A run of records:
----
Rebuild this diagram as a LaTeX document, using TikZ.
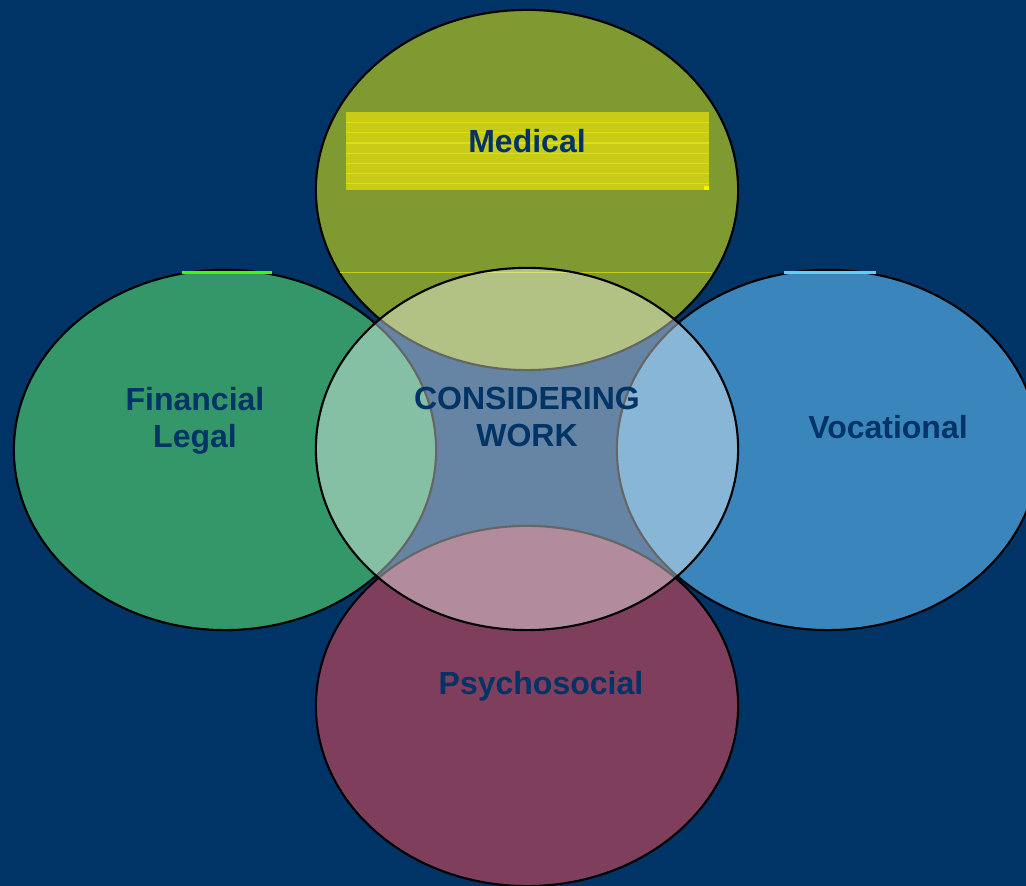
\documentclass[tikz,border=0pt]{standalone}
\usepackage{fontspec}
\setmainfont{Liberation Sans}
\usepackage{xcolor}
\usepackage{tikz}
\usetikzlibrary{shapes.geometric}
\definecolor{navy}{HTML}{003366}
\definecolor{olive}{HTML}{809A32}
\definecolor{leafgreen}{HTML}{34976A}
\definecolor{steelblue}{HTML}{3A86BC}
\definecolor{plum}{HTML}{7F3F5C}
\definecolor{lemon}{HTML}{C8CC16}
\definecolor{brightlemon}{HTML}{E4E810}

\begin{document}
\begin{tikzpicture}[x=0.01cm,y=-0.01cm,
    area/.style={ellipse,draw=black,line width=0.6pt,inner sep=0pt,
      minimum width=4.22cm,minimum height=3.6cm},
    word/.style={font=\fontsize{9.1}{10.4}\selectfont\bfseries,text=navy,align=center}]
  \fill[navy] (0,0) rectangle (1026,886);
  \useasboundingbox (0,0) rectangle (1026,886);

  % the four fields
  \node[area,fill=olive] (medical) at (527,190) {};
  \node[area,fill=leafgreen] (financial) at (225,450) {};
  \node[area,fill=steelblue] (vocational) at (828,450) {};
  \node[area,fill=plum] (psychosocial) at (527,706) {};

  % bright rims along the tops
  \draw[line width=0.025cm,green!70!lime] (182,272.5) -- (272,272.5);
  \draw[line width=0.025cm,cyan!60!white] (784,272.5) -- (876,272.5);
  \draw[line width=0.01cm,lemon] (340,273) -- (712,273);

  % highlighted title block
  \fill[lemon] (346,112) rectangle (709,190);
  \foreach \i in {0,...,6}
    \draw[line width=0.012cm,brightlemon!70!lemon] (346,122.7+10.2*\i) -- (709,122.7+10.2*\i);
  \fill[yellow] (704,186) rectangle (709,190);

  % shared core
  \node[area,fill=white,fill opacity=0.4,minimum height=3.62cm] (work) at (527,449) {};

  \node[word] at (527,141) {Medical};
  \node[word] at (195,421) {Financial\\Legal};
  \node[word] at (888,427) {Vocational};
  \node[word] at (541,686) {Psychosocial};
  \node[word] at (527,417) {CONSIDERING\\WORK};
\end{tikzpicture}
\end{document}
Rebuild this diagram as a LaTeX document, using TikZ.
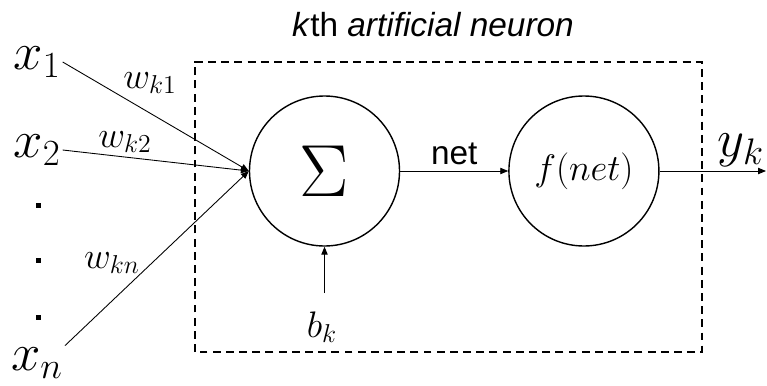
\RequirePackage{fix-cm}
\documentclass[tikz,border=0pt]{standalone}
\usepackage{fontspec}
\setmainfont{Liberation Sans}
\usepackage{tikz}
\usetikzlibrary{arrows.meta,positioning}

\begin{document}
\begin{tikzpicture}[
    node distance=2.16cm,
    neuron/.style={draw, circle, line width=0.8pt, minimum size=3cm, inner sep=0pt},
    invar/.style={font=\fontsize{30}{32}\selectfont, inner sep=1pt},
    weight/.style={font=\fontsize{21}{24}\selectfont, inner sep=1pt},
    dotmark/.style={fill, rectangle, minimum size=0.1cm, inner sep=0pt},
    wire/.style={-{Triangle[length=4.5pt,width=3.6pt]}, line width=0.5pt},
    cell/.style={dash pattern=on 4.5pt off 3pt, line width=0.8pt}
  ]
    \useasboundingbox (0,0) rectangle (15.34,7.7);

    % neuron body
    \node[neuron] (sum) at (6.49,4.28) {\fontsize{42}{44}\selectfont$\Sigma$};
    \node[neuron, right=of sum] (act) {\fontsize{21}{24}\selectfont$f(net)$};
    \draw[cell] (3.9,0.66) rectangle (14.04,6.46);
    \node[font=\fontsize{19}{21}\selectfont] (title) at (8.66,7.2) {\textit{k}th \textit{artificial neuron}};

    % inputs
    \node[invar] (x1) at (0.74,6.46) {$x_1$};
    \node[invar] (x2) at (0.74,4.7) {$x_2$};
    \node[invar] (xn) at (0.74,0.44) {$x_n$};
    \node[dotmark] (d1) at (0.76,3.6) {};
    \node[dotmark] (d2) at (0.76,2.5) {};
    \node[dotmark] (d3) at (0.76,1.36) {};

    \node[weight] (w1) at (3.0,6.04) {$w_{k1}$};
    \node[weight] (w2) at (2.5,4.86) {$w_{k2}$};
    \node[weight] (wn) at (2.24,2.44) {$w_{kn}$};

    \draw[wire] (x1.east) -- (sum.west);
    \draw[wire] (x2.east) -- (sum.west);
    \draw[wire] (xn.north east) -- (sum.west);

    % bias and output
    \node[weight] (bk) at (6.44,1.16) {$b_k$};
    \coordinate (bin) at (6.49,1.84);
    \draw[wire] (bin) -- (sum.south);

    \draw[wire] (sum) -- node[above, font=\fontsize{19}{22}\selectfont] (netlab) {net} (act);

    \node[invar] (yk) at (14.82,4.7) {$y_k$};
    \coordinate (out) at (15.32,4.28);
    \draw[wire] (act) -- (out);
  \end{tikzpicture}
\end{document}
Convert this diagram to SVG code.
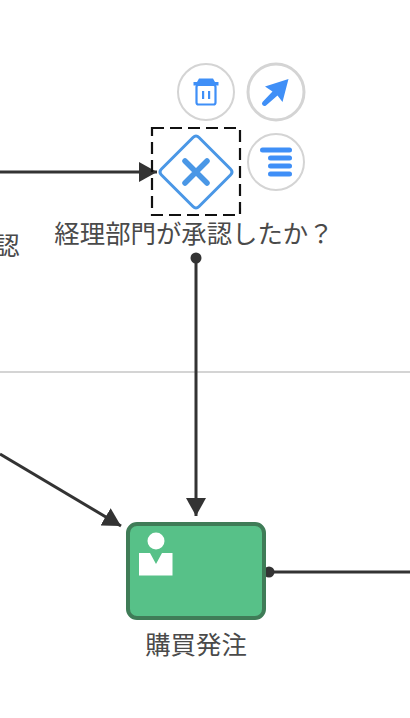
----
EXERCISE INSTRUCTIONS: Copy nothing past the line containing "(psychosocial) at (527,706)": reproduce every line from the start of the records up to it, skipping pictures.

RESULT OF THIS EXERCISE:
Rebuild this diagram as a LaTeX document, using TikZ.
\documentclass[tikz,border=0pt]{standalone}
\usepackage{fontspec}
\setmainfont{Liberation Sans}
\usepackage{xcolor}
\usepackage{tikz}
\usetikzlibrary{shapes.geometric}
\definecolor{navy}{HTML}{003366}
\definecolor{olive}{HTML}{809A32}
\definecolor{leafgreen}{HTML}{34976A}
\definecolor{steelblue}{HTML}{3A86BC}
\definecolor{plum}{HTML}{7F3F5C}
\definecolor{lemon}{HTML}{C8CC16}
\definecolor{brightlemon}{HTML}{E4E810}

\begin{document}
\begin{tikzpicture}[x=0.01cm,y=-0.01cm,
    area/.style={ellipse,draw=black,line width=0.6pt,inner sep=0pt,
      minimum width=4.22cm,minimum height=3.6cm},
    word/.style={font=\fontsize{9.1}{10.4}\selectfont\bfseries,text=navy,align=center}]
  \fill[navy] (0,0) rectangle (1026,886);
  \useasboundingbox (0,0) rectangle (1026,886);

  % the four fields
  \node[area,fill=olive] (medical) at (527,190) {};
  \node[area,fill=leafgreen] (financial) at (225,450) {};
  \node[area,fill=steelblue] (vocational) at (828,450) {};
  \node[area,fill=plum] (psychosocial) at (527,706) {};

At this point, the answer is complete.